Embattled Harvard president Claudine Gay wouldn’t share research when academics questioned data in 2001 Stanford paper
NY Post
Harvard University president Claudine Gay, who has come under fire over accusations of plagiarism and antisemitism, is now seeing her work further scrutinized after it was revealed two professors questioned a data method she used in a 2001 Stanford paper that often resulted in “logical inconsistencies” — and she refused to share her research with them.
The 2001 study, titled “The Effect of Black Congressional Representation on Political Participation,” was one of four peer-reviewed articles that helped land Gay tenure at Stanford University, but its merit could not be properly reviewed by everyone, according to a post on the Dossier by Christopher Brunet.
In 2002, Michael C. Herron, the Remsen 1943 professor of quantitative social science at Dartmouth, and Kenneth W. Shotts, the David S. and Ann M. Barlow professor of political economy at Stanford Graduate School of Business, claimed to debunk the very foundation of Gay’s research.
At a conference of the Society for Political Methodology (PolMeth) that year, Herron and Shotts presented their research, finding inconsistencies in Gay’s paper where she concluded that the election of black Americans to Congress negatively affects white political involvement and rarely increases political engagement among black people.

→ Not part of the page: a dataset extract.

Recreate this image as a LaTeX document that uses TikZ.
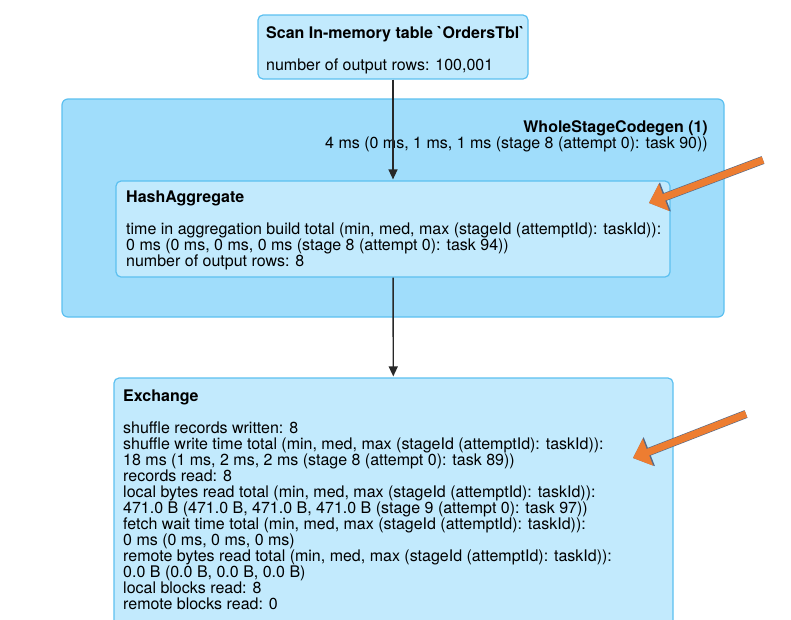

According to the two professors, Gay’s analysis and extrapolations were based on the statistical practice known as ecological regression (El-R), which Herron and Shotts have spent years demonstrating leads to “logical inconsistencies.”
While Herron and Shotts highlighted errors by other researchers using El-R, they noted that their probe into how Gay reached her conclusion and the stats she listed were limited because she refused to share her research with them.